Weniger private Überschuldung trotz Corona-Krise

Weniger private Überschuldung trotz Corona-Krise
Schuldenatlas: Staatliche Leistungen in der Pandemie haben geholfen
Die Verschuldung der Verbraucher ist trotz Corona-Pandemie stark zurückgegangen. Eine Entwarnung bedeutet das nach Ansicht von Finanzexperten nicht: Die Folgen der Pandemie könnten sich zeitverzögert bei den Privathaushalten niederschlagen.

Neuss (epd). Trotz der Corona-Pandemie hat die Zahl der überschuldeten Verbraucher in Deutschland im Jahr 2021 einen Tiefststand erreicht: Es sind so wenige wie noch nie seit Beginn der Auswertungen 2004. Das geht aus dem am Mittwoch vorgestellten Schuldneratlas der Firma Creditreform Wirtschaftsforschung in Neuss hervor. Demnach hat sich die Zahl überschuldeter Privatpersonen gegenüber dem Vorjahr um rund 700.000 Fälle auf 6,16 Millionen verringert - ein Minus von rund zehn Prozent.

3,08 Millionen Haushalte gelten damit als überschuldet und nachhaltig zahlungsgestört. Die Überschuldungsquote, also der Anteil überschuldeter Personen im Verhältnis zu allen Erwachsenen in Deutschland, sank den Angaben zufolge um mehr als einen Prozentpunkt auf 8,86 Prozent und ist damit erstmals unter die Neun-Prozent Marke gefallen.

Von einem „Überschuldungs-Paradoxon“, sprach Patrik-Ludwig Hantzsch, Leiter der Wirtschaftsforschung bei Creditreform, angesichts der positiven Zahlen während der lang anhaltenden Corona-Lage. Bereits im vergangenen Jahr habe sich die Situation erstaunlich positiv entwickelt. Staatliche Leistungen in der Pandemie, insbesondere das Kurzarbeitergeld und die Überbrückungshilfen, hätten die Wirtschaft gestützt und stabilisiert und Insolvenzen verhindert, sagte Hantzsch. „Wir sind noch in der Subventionsblase drin“, fügte er hinzu.
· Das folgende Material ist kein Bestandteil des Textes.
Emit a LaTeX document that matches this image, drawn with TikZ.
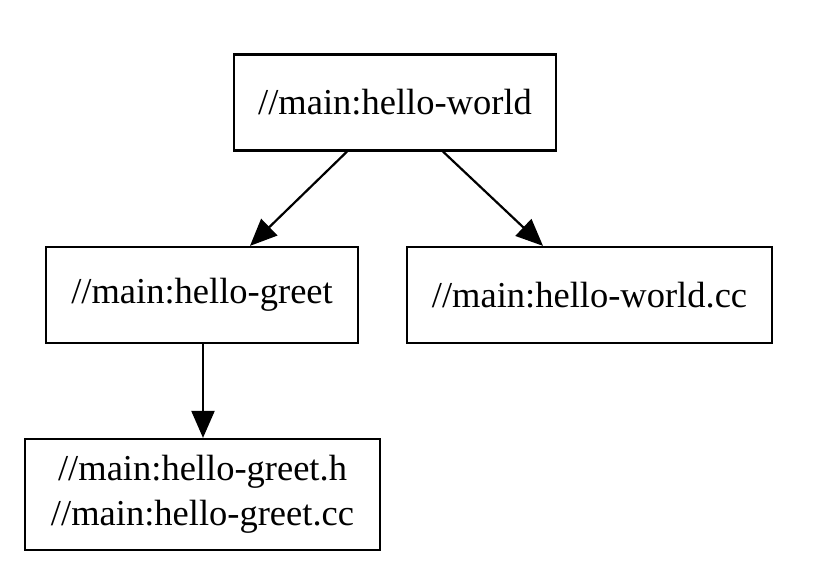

Die Folgen der Corona-Pandemie seien bei der Überschuldung jedoch nicht akut spürbar, sondern würden zeitverzögert und mit Langzeitwirkung auftreten. „Megatrends wie gestörte Lieferketten, steigende Energiepreise und anhaltende Inflation wirken erst auf die Wirtschaft und dann auf die Geldbeutel der Verbraucher“, erläuterte Hantzsch. Zudem seien angesichts der unklaren Lage viele Verbraucher vorsichtig mit Ausgaben und zurückhaltend im Konsum. Dadurch hätten Privathaushalte mehr als 200 Milliarden Euro zusätzlich seit Anfang 2020 angehäuft.

„Die aktuellen Zahlen zeigen uns einen positiven Gesamttrend auf fast allen Ebenen“, sagte Stephan Vila, Geschäftsführer von Creditreform Boniversum und microm. Überschuldungsquoten und -fälle würden bei Männern und Frauen sowie in fast allen Altersgruppen sinken. Eine Entwarnung bedeute das aber nicht: „Zwar sinkt die direkte Betroffenheit von Unternehmen und Verbrauchern durch die Corona-Verordnung weiter, derzeit sind aber immer noch 32 Prozent oder rund 13,5 Millionen Haushalte von Einbußen beim Haushaltsnettoeinkommen betroffen.“

Nach Einschätzung von Michael Goy-Yun bleibt Altersarmut ein Thema. Der Geschäftsführer von Creditreform Boniversum und microm berichtete, dass die 60- bis 69-Jährigen 2021 als einzige Altersgruppe einen Anstieg der Überschuldungsfälle und -quote zeigten. Derzeit seien 769.000 Überschuldungsfälle in diesem Alterssegment zu verzeichnen - ein Zuwachs von 44.000 Fällen oder sechs Prozent.